## RECORDED INFORMATION
* * * * *
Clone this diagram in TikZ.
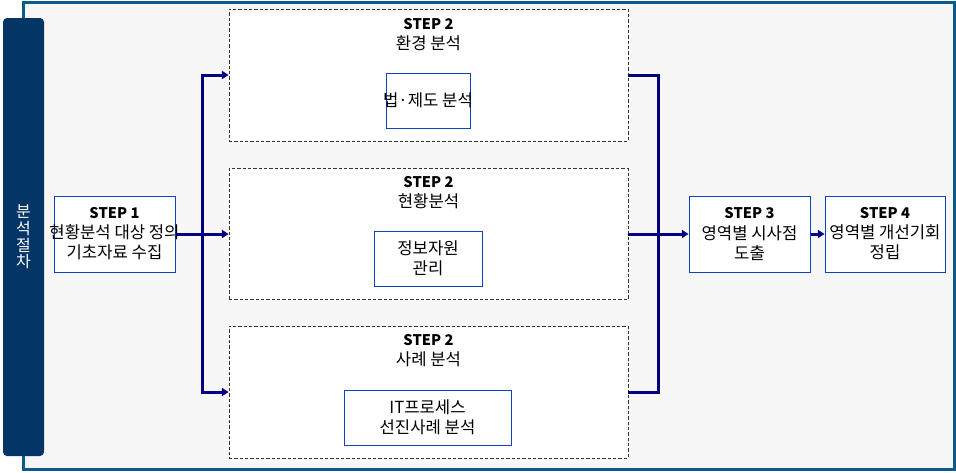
\documentclass[tikz,border=0pt]{standalone}
\usepackage{fontspec}
\setmainfont{Noto Sans CJK KR}
\usetikzlibrary{arrows.meta}
\definecolor{framecol}{RGB}{10,90,140}
\definecolor{bggray}{RGB}{247,247,247}
\definecolor{barnavy}{RGB}{3,53,102}
\definecolor{boxblue}{RGB}{16,64,200}
\definecolor{flownavy}{RGB}{0,0,128}
\newcommand\steplabel[1]{{\fontsize{11}{15}\selectfont\bfseries #1}}
\tikzset{
  every node/.style={font=\fontsize{12.5}{15}\selectfont},
  stepbox/.style={draw=boxblue,fill=white,line width=0.75pt,minimum width=90.75pt,
    minimum height=57pt,align=center,inner sep=0pt},
  groupbox/.style={draw=black!80,fill=white,line width=0.6pt,dash pattern=on 2.5pt off 1.5pt,
    minimum width=299.25pt,minimum height=99pt},
  subbox/.style={draw=boxblue,fill=white,line width=0.75pt,minimum height=41.25pt,align=center,inner sep=0pt},
  grouptitle/.style={align=center,inner sep=0pt},
  sidebar/.style={fill=barnavy,rounded corners=3pt,minimum width=30.75pt,minimum height=328.5pt,
    text=white,align=center,inner sep=0pt,font=\fontsize{12}{12.5}\selectfont},
  flow/.style={draw=flownavy,line width=2.25pt},
  flowarrow/.style={flow,-{Triangle[length=5pt,width=6pt]}}
}
\begin{document}
\begin{tikzpicture}[x=0.75pt,y=-0.75pt]
\useasboundingbox (0,0) rectangle (956,472);
\draw[framecol,line width=2.25pt,fill=bggray] (23,2) rectangle (954,469);

\node[sidebar] (side) at (23.5,237) {분\\석\\절\\차};

\node[stepbox,inner xsep=-8pt] (s1) at (114.5,234) {\steplabel{STEP 1}\\현황분석 대상 정의\\기초자료 수집};

\node[groupbox] (a) at (428.5,75) {};
\node[groupbox,minimum height=98.25pt] (b) at (428.5,234) {};
\node[groupbox] (c) at (428.5,392) {};

\node[grouptitle] (at) at (428.5,35) {\steplabel{STEP 2}\\환경 분석};
\node[grouptitle] (bt) at (428.5,193) {\steplabel{STEP 2}\\현황분석};
\node[grouptitle] (ct) at (428.5,351) {\steplabel{STEP 2}\\사례 분석};

\node[subbox,minimum width=63pt,inner xsep=-3pt] (ai) at (428,100.5) {법·제도 분석};
\node[subbox,minimum width=81pt] (bi) at (428,258.5) {정보자원\\관리};
\node[subbox,minimum width=125.25pt] (ci) at (427.5,417.5) {IT프로세스\\선진사례 분석};

\node[stepbox] (s3) at (749.5,234) {\steplabel{STEP 3}\\영역별 시사점\\도출};
\node[stepbox,minimum width=90pt] (s4) at (885,234) {\steplabel{STEP 4}\\영역별 개선기회\\정립};

\coordinate (jl) at (202,234);
\coordinate (jr) at (658,234);
\draw[flowarrow] (s1.east) -- (b.west);
\draw[flowarrow] (jl) |- (a.west);
\draw[flowarrow] (jl) |- (c.west);
\draw[flow] (a.east) -| (jr);
\draw[flow] (c.east) -| (jr);
\draw[flowarrow] (b.east) -- (s3.west);
\draw[flowarrow] (s3.east) -- (s4.west);
\end{tikzpicture}
\end{document}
* * * * *
## WRITTEN INSTRUCTION
Repeat verbatim all the material, but not the pictures.

## EXERCISE OUTPUT
Clone this diagram in TikZ.
\documentclass[tikz,border=0pt]{standalone}
\usepackage{fontspec}
\setmainfont{Noto Sans CJK KR}
\usetikzlibrary{arrows.meta}
\definecolor{framecol}{RGB}{10,90,140}
\definecolor{bggray}{RGB}{247,247,247}
\definecolor{barnavy}{RGB}{3,53,102}
\definecolor{boxblue}{RGB}{16,64,200}
\definecolor{flownavy}{RGB}{0,0,128}
\newcommand\steplabel[1]{{\fontsize{11}{15}\selectfont\bfseries #1}}
\tikzset{
  every node/.style={font=\fontsize{12.5}{15}\selectfont},
  stepbox/.style={draw=boxblue,fill=white,line width=0.75pt,minimum width=90.75pt,
    minimum height=57pt,align=center,inner sep=0pt},
  groupbox/.style={draw=black!80,fill=white,line width=0.6pt,dash pattern=on 2.5pt off 1.5pt,
    minimum width=299.25pt,minimum height=99pt},
  subbox/.style={draw=boxblue,fill=white,line width=0.75pt,minimum height=41.25pt,align=center,inner sep=0pt},
  grouptitle/.style={align=center,inner sep=0pt},
  sidebar/.style={fill=barnavy,rounded corners=3pt,minimum width=30.75pt,minimum height=328.5pt,
    text=white,align=center,inner sep=0pt,font=\fontsize{12}{12.5}\selectfont},
  flow/.style={draw=flownavy,line width=2.25pt},
  flowarrow/.style={flow,-{Triangle[length=5pt,width=6pt]}}
}
\begin{document}
\begin{tikzpicture}[x=0.75pt,y=-0.75pt]
\useasboundingbox (0,0) rectangle (956,472);
\draw[framecol,line width=2.25pt,fill=bggray] (23,2) rectangle (954,469);

\node[sidebar] (side) at (23.5,237) {분\\석\\절\\차};

\node[stepbox,inner xsep=-8pt] (s1) at (114.5,234) {\steplabel{STEP 1}\\현황분석 대상 정의\\기초자료 수집};

\node[groupbox] (a) at (428.5,75) {};
\node[groupbox,minimum height=98.25pt] (b) at (428.5,234) {};
\node[groupbox] (c) at (428.5,392) {};

\node[grouptitle] (at) at (428.5,35) {\steplabel{STEP 2}\\환경 분석};
\node[grouptitle] (bt) at (428.5,193) {\steplabel{STEP 2}\\현황분석};
\node[grouptitle] (ct) at (428.5,351) {\steplabel{STEP 2}\\사례 분석};

\node[subbox,minimum width=63pt,inner xsep=-3pt] (ai) at (428,100.5) {법·제도 분석};
\node[subbox,minimum width=81pt] (bi) at (428,258.5) {정보자원\\관리};
\node[subbox,minimum width=125.25pt] (ci) at (427.5,417.5) {IT프로세스\\선진사례 분석};

\node[stepbox] (s3) at (749.5,234) {\steplabel{STEP 3}\\영역별 시사점\\도출};
\node[stepbox,minimum width=90pt] (s4) at (885,234) {\steplabel{STEP 4}\\영역별 개선기회\\정립};

\coordinate (jl) at (202,234);
\coordinate (jr) at (658,234);
\draw[flowarrow] (s1.east) -- (b.west);
\draw[flowarrow] (jl) |- (a.west);
\draw[flowarrow] (jl) |- (c.west);
\draw[flow] (a.east) -| (jr);
\draw[flow] (c.east) -| (jr);
\draw[flowarrow] (b.east) -- (s3.west);
\draw[flowarrow] (s3.east) -- (s4.west);
\end{tikzpicture}
\end{document}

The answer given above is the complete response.